The report echoed concerns voiced by consumer groups such as Public Advocates, which has previously described SARA as a “race-to-the-bottom formula for the oversight of online education.”
Hill has strongly disputed this characterization of SARA. In a blog post written in response to the “Failing U” report, Hill said that rather than “a race to the bottom” formula, SARA has been criticized for setting standards that are “too high, not too low.” He added that there was no benefit to an institution seeking to locate in states with weak regulation “because SARA provisions are uniform across the country.”
“No SARA institutions are exempt from meeting required SARA standards due to their size, prestige, wealth, political influence, accreditation, religious affiliation, or sector (public, independent non-profit, independent for-profit),” wrote Hill. He added that SARA does not reduce the authority of any member state’s attorney general “to investigate and deal with fraud, misrepresentation or abuse on the part of any institution — including SARA institutions within or outside the state.”

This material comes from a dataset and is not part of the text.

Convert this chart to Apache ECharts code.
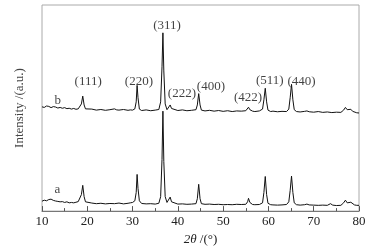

Asked how he responded to concerns that SARA makes it easier for for-profit institutions with bad practices to expand and attract more students, Hill said that “there is no evidence of widespread misbehavior” in the quarterly reports he receives. He added, “I think it’s fair to say that 48 states would not have thus far joined SARA if they thought that SARA would lead to that situation for their states.”
But Shireman suggests that those 48 (and soon to be 49) states might not have been paying close attention. He noted that California, perhaps more than other states, is also wary of a federal government that “is essentially repealing everything.”
“Now is the time for states to step up to the plate and ensure their students are protected,” said Shireman. “I think California is unlikely to give up that authority any time soon.”